One lesson from the room for the river framework is that changes made in the headwaters of a river, the point at which it starts, can make a big difference. Having some paddocks that are designed to flood, or stormwater containing wetland designs like Te Kuru, can make a big difference. Water can be released slowly into a river, instead of all at once.

Designing the space around rivers with the expectation that they will flood at times has other benefits, too. “If people are safe, having the flood on a greater area of land tops up the groundwater table,” says Southworth. As well as floods, climate change will bring droughts. “If groundwater is properly managed, it can serve a role when it’s dry.”

Environment Canterbury and Christchurch City Council are increasingly applying the room for the river framework to its work around Canterbury watersheds. Around the Rangitata River, where a 2019 flood made the river flow 35 times faster than usual and broke the banks in five places, flood recovery has included reinforcing stopbanks.
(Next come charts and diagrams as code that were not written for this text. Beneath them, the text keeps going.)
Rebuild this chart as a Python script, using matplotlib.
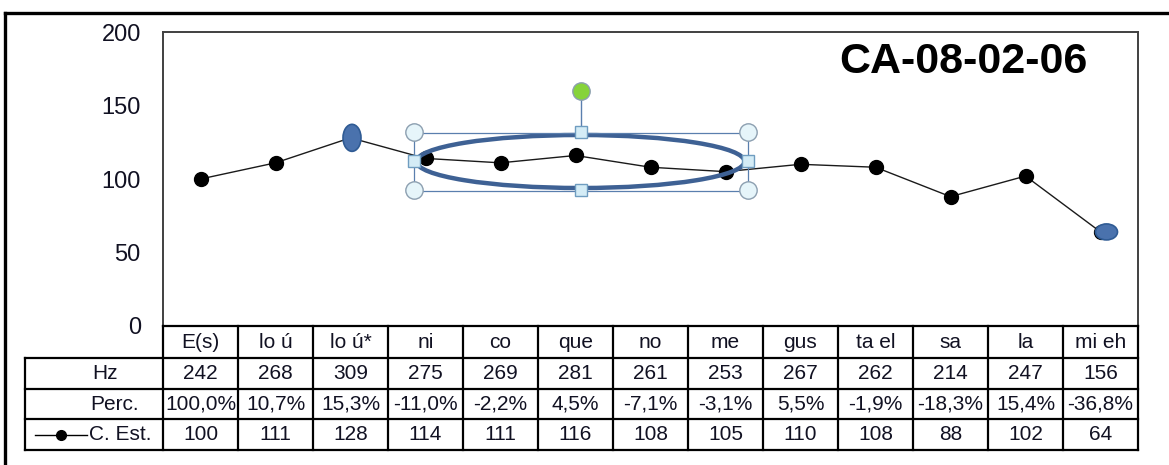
import matplotlib
matplotlib.use("Agg")
import matplotlib.pyplot as plt
from matplotlib.patches import Ellipse, Rectangle
from matplotlib.lines import Line2D
from matplotlib.transforms import Affine2D, IdentityTransform

plt.rcParams['font.family'] = ['Liberation Sans', 'DejaVu Sans']

# ---------------- data ----------------
categories = ["E(s)", "lo ú", "lo ú*", "ni", "co", "que", "no", "me", "gus", "ta el", "sa", "la", "mi eh"]
hz_values = [242, 268, 309, 275, 269, 281, 261, 253, 267, 262, 214, 247, 156]
perc_labels = ["100,0%", "10,7%", "15,3%", "-11,0%", "-2,2%", "4,5%", "-7,1%", "-3,1%",
               "5,5%", "-1,9%", "-18,3%", "15,4%", "-36,8%"]
c_est = [100, 111, 128, 114, 111, 116, 108, 105, 110, 108, 88, 102, 64]
y_ticks = [0, 50, 100, 150, 200]
title = "CA-08-02-06"
highlighted = [2, 12]          # selected points (blue)
circled = (3, 7)               # categories enclosed by the drawn ellipse

# ---------------- layout (pixels) ----------------
W, H = 1169, 465
X0, X1 = 163, 1138            # plot area left/right
Y_TOP, Y_BOT = 32, 326        # plot area top/bottom
ROW_Y = [326, 358, 389, 419, 450]
LABEL_LEFT = 25
TXT = '#111122'
FS = 15

fig = plt.figure(figsize=(W / 100, H / 100), dpi=100)
pix = Affine2D().scale(1 / W, -1 / H).translate(0, 1) + fig.transFigure

ax = fig.add_axes([X0 / W, 1 - Y_BOT / H, (X1 - X0) / W, (Y_BOT - Y_TOP) / H])
n = len(categories)
ax.set_xlim(-0.5, n - 0.5)
ax.set_ylim(0, 200)
ax.set_xticks([])
ax.set_yticks(y_ticks)
ax.set_yticklabels([str(t) for t in y_ticks], fontsize=17, color=TXT)
ax.tick_params(axis='y', length=0, pad=16)
for s in ax.spines.values():
    s.set_color('#404040')
    s.set_linewidth(1.4)

# line series
ax.plot(range(n), c_est, color='#1a1a1a', lw=1.0, marker='o', markersize=10,
        markerfacecolor='black', markeredgecolor='black', zorder=3)

# highlighted (selected) points
sizes = {2: (18, 27, 1.5), 12: (22, 16, 6)}
for i in highlighted:
    w, h, dx = sizes[i]
    cx, cy = ax.transData.transform((i, c_est[i]))
    e = Ellipse((cx + dx, cy), w, h, transform=IdentityTransform(),
                facecolor='#4a72ad', edgecolor='#2f5b94', lw=1.2, zorder=5)
    fig.add_artist(e)

# ---------------- title ----------------
fig.text(963 / W, 1 - 62 / H, title, fontsize=31, fontweight='bold',
         ha='center', va='center', color='black')

# ---------------- data table ----------------
CW = (X1 - X0) / n
tl = dict(transform=pix, color='black', lw=1.6, clip_on=False)
fig.add_artist(Line2D([X0, X1], [ROW_Y[0], ROW_Y[0]], **tl))
for y in ROW_Y[1:]:
    fig.add_artist(Line2D([LABEL_LEFT, X1], [y, y], **tl))
for i in range(n + 1):
    x = X0 + i * CW
    fig.add_artist(Line2D([x, x], [ROW_Y[0], ROW_Y[-1]], **tl))
fig.add_artist(Line2D([LABEL_LEFT, LABEL_LEFT], [ROW_Y[1], ROW_Y[-1]], **tl))

rows = [categories, [str(v) for v in hz_values], perc_labels, [str(v) for v in c_est]]
for r, vals in enumerate(rows):
    yc = (ROW_Y[r] + ROW_Y[r + 1]) / 2
    for i, v in enumerate(vals):
        fig.text((X0 + (i + 0.5) * CW) / W, 1 - yc / H, v, fontsize=FS,
                 ha='center', va='center', color=TXT)

# row labels
yc = (ROW_Y[1] + ROW_Y[2]) / 2
fig.text(105 / W, 1 - yc / H, "Hz", fontsize=FS, ha='center', va='center', color=TXT)
yc = (ROW_Y[2] + ROW_Y[3]) / 2
fig.text(115 / W, 1 - yc / H, "Perc.", fontsize=FS, ha='center', va='center', color=TXT)
yc = (ROW_Y[3] + ROW_Y[4]) / 2
fig.text(89 / W, 1 - yc / H, "C. Est.", fontsize=FS, ha='left', va='center', color=TXT)
fig.add_artist(Line2D([35, 87], [yc, yc], transform=pix, color='black', lw=1.0))
fig.add_artist(Line2D([61], [yc], transform=pix, marker='o', markersize=7,
                      color='black', lw=0))

# ---------------- drawn ellipse with selection handles ----------------
a, b = circled
(xa, _), (xb, _) = ax.transData.transform((a, 0)), ax.transData.transform((b, 0))
ex_c = (xa + xb) / 2 + 5
ey_c = 161.5
ew, eh = (xb - xa) + 28, 53
fig.add_artist(Ellipse((ex_c, ey_c), ew, eh, transform=pix, fill=False,
                       edgecolor='#3e6194', lw=3.2, zorder=6))
l, r, t, bt = ex_c - ew / 2 - 3, ex_c + ew / 2 + 3, ey_c - 29, ey_c + 29
fig.add_artist(Rectangle((l, t), r - l, bt - t, transform=pix, fill=False,
                         edgecolor='#5a7fae', lw=0.9, zorder=6))
fig.add_artist(Line2D([ex_c, ex_c], [t, 91], transform=pix, color='#5a7fae', lw=1.0, zorder=6))
for (px, py) in [(l, t), (r, t), (l, bt), (r, bt)]:
    fig.add_artist(Line2D([px], [py], transform=pix, marker='o', markersize=12.5,
                          markerfacecolor='#e6f5fa', markeredgecolor='#8c9fb0',
                          markeredgewidth=1.0, lw=0, zorder=7))
for (px, py) in [(ex_c, t), (ex_c, bt), (l, ey_c), (r, ey_c)]:
    fig.add_artist(Line2D([px], [py], transform=pix, marker='s', markersize=8.5,
                          markerfacecolor='#d4ecf6', markeredgecolor='#6f9dc0',
                          markeredgewidth=1.0, lw=0, zorder=7))
fig.add_artist(Line2D([ex_c], [91], transform=pix, marker='o', markersize=12.5,
                      markerfacecolor='#86d33a', markeredgecolor='#8c9fb0',
                      markeredgewidth=1.0, lw=0, zorder=7))

# ---------------- outer frame ----------------
fig.add_artist(Line2D([5, 5], [13, H + 5], transform=pix, color='black', lw=2.4))
fig.add_artist(Line2D([5, W + 5], [13, 13], transform=pix, color='black', lw=2.4))

fig.savefig("out.png", dpi=100, facecolor='white')
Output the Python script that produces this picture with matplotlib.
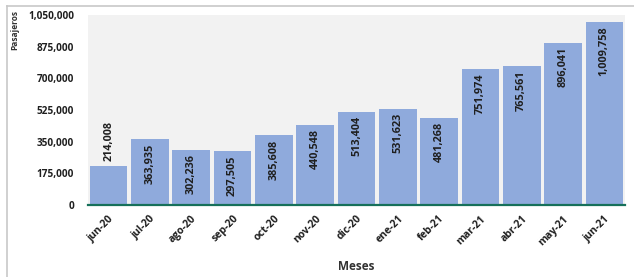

But some native planting and wetland restoration has been part of the process too. “It’s not logically possible to keep doing the same thing as the storms get bigger and the sea level comes up,” Southworth says.

While there isn’t money for every action – especially when that might require people to move out of their homes – the biggest lesson from the recent flooding is that preparation can make a difference. “Big events happen,” says Fields. “We can’t solve every problem, but we can build resilience.”